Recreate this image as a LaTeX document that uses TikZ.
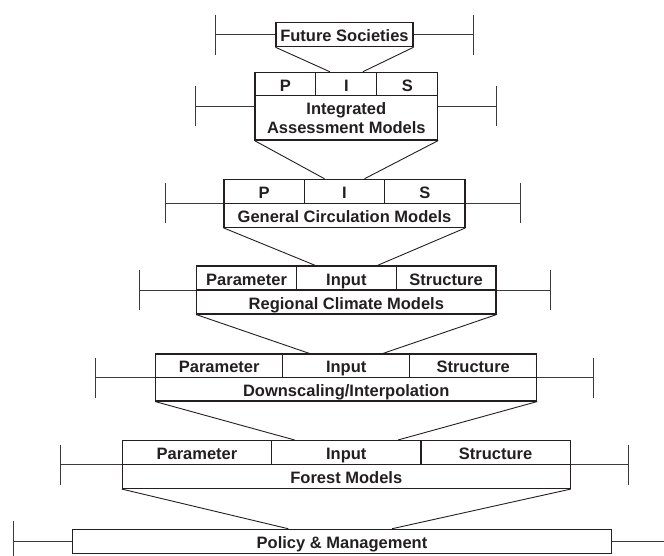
\documentclass[tikz,border=0pt]{standalone}
\usepackage{fontspec}
\setmainfont{Liberation Sans}
\definecolor{ink}{HTML}{231F20}
\definecolor{barc}{HTML}{3A3A3A}
\begin{document}
\begin{tikzpicture}[x=1pt,y=-1pt,
  boxbase/.style={draw=ink, line width=1.1pt, rectangle, inner sep=0pt,
    font=\fontsize{16.5}{19}\selectfont\bfseries, text=ink, align=center},
  box/.style={boxbase, text height=14.4pt, text depth=0pt},
  link/.style={draw=ink, line width=0.9pt},
  bar/.style={draw=barc, line width=0.9pt}]
\clip (0,0) rectangle (664,556);

% ---------- Future Societies
\node[box, minimum width=137pt, minimum height=24pt] (fut) at (344.5,34.7) {Future Societies};

% ---------- Integrated Assessment Models
\node[box, minimum width=60.9pt, minimum height=23.4pt] (iamP) at (285.45,84) {P};
\node[box, minimum width=60.9pt, minimum height=23.4pt] (iamI) at (346.35,84) {I};
\node[box, minimum width=60.9pt, minimum height=23.4pt] (iamS) at (407.25,84) {S};
\node[boxbase, minimum width=182.7pt, minimum height=44.3pt] (iam) at (346.35,117.85) {Integrated\\Assessment Models};

% ---------- General Circulation Models
\node[box, minimum width=80.33pt, minimum height=24pt] (gcmP) at (264.17,191.3) {P};
\node[box, minimum width=80.33pt, minimum height=24pt] (gcmI) at (344.5,191.3) {I};
\node[box, minimum width=80.33pt, minimum height=24pt] (gcmS) at (424.83,191.3) {S};
\node[box, minimum width=241pt, minimum height=24pt] (gcm) at (344.5,215.3) {General Circulation Models};

% ---------- Regional Climate Models
\node[box, minimum width=99.77pt, minimum height=24pt] (rcmP) at (246.58,278) {Parameter};
\node[box, minimum width=99.77pt, minimum height=24pt] (rcmI) at (346.35,278) {Input};
\node[box, minimum width=99.77pt, minimum height=24pt] (rcmS) at (446.12,278) {Structure};
\node[box, minimum width=299.3pt, minimum height=24pt] (rcm) at (346.35,302) {Regional Climate Models};

% ---------- Downscaling/Interpolation
\node[box, minimum width=127pt, minimum height=23.5pt] (dsP) at (219.2,365.75) {Parameter};
\node[box, minimum width=127pt, minimum height=23.5pt] (dsI) at (346.2,365.75) {Input};
\node[box, minimum width=127pt, minimum height=23.5pt] (dsS) at (473.2,365.75) {Structure};
\node[box, minimum width=381pt, minimum height=23.5pt] (ds) at (346.2,389.25) {Downscaling/Interpolation};

% ---------- Forest Models
\node[box, minimum width=149.33pt, minimum height=24pt] (forP) at (196.97,452.5) {Parameter};
\node[box, minimum width=149.33pt, minimum height=24pt] (forI) at (346.3,452.5) {Input};
\node[box, minimum width=149.33pt, minimum height=24pt] (forS) at (495.63,452.5) {Structure};
\node[box, minimum width=448pt, minimum height=24pt] (for) at (346.3,476.5) {Forest Models};

% ---------- Policy & Management
\node[box, minimum width=538.6pt, minimum height=24pt] (pol) at (342,541.3) {Policy \& Management};

% ---------- funnels
\draw[link] (fut.south west) -- ([xshift=-16.5pt]iamI.north);
\draw[link] (fut.south east) -- ([xshift=16.5pt]iamI.north);
\draw[link] (iam.south west) -- ([xshift=-20pt]gcmI.north);
\draw[link] (iam.south east) -- ([xshift=20pt]gcmI.north);
\draw[link] (gcm.south west) -- ([xshift=-31pt]rcmI.north);
\draw[link] (gcm.south east) -- ([xshift=31pt]rcmI.north);
\draw[link] (rcm.south west) -- ([xshift=-36.7pt]dsI.north);
\draw[link] (rcm.south east) -- ([xshift=36.7pt]dsI.north);
\draw[link] (ds.south west) -- ([xshift=-51.8pt]forI.north);
\draw[link] (ds.south east) -- ([xshift=51.8pt]forI.north);
\draw[link] (for.south west) -- ([xshift=-53.7pt]pol.north);
\draw[link] (for.south east) -- ([xshift=50pt]pol.north);

% ---------- error bars
\coordinate (futL) at (215,34.7);   \coordinate (futR) at (473,34.7);
\coordinate (iamL) at (195,106.5);  \coordinate (iamR) at (496.7,106.5);
\coordinate (gcmL) at (165,203.3);  \coordinate (gcmR) at (520,203.3);
\coordinate (rcmL) at (139,290);    \coordinate (rcmR) at (550,290);
\coordinate (dsL) at (95.7,377.5);  \coordinate (dsR) at (593.3,377.5);
\coordinate (forL) at (60.3,464.5); \coordinate (forR) at (628,464.5);
\coordinate (polL) at (13.3,541.3); \coordinate (polR) at (671,541.3);

\draw[bar] (futL) -- (futL -| fut.west)  (futR) -- (futR -| fut.east);
\draw[bar] (iamL) -- (iamL -| iam.west)  (iamR) -- (iamR -| iam.east);
\draw[bar] (gcmL) -- (gcmL -| gcm.west)  (gcmR) -- (gcmR -| gcm.east);
\draw[bar] (rcmL) -- (rcmL -| rcm.west)  (rcmR) -- (rcmR -| rcm.east);
\draw[bar] (dsL) -- (dsL -| ds.west)     (dsR) -- (dsR -| ds.east);
\draw[bar] (forL) -- (forL -| for.west)  (forR) -- (forR -| for.east);
\draw[bar] (polL) -- (polL -| pol.west)  (polR) -- (polR -| pol.east);

\foreach \c in {futL,futR,iamL,iamR,gcmL,gcmR,rcmL,rcmR,dsL,dsR,forL,forR,polL,polR}
  \draw[bar] ([yshift=20pt]\c) -- ([yshift=-20pt]\c);
\end{tikzpicture}
\end{document}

□ □ □ □ □

WRITTEN TASK:
Pictures stay out. Print the data exactly, from its first line through the line containing "(0,0) rectangle (664,556);".

WRITTEN REPLY:
Recreate this image as a LaTeX document that uses TikZ.
\documentclass[tikz,border=0pt]{standalone}
\usepackage{fontspec}
\setmainfont{Liberation Sans}
\definecolor{ink}{HTML}{231F20}
\definecolor{barc}{HTML}{3A3A3A}
\begin{document}
\begin{tikzpicture}[x=1pt,y=-1pt,
  boxbase/.style={draw=ink, line width=1.1pt, rectangle, inner sep=0pt,
    font=\fontsize{16.5}{19}\selectfont\bfseries, text=ink, align=center},
  box/.style={boxbase, text height=14.4pt, text depth=0pt},
  link/.style={draw=ink, line width=0.9pt},
  bar/.style={draw=barc, line width=0.9pt}]
\clip (0,0) rectangle (664,556);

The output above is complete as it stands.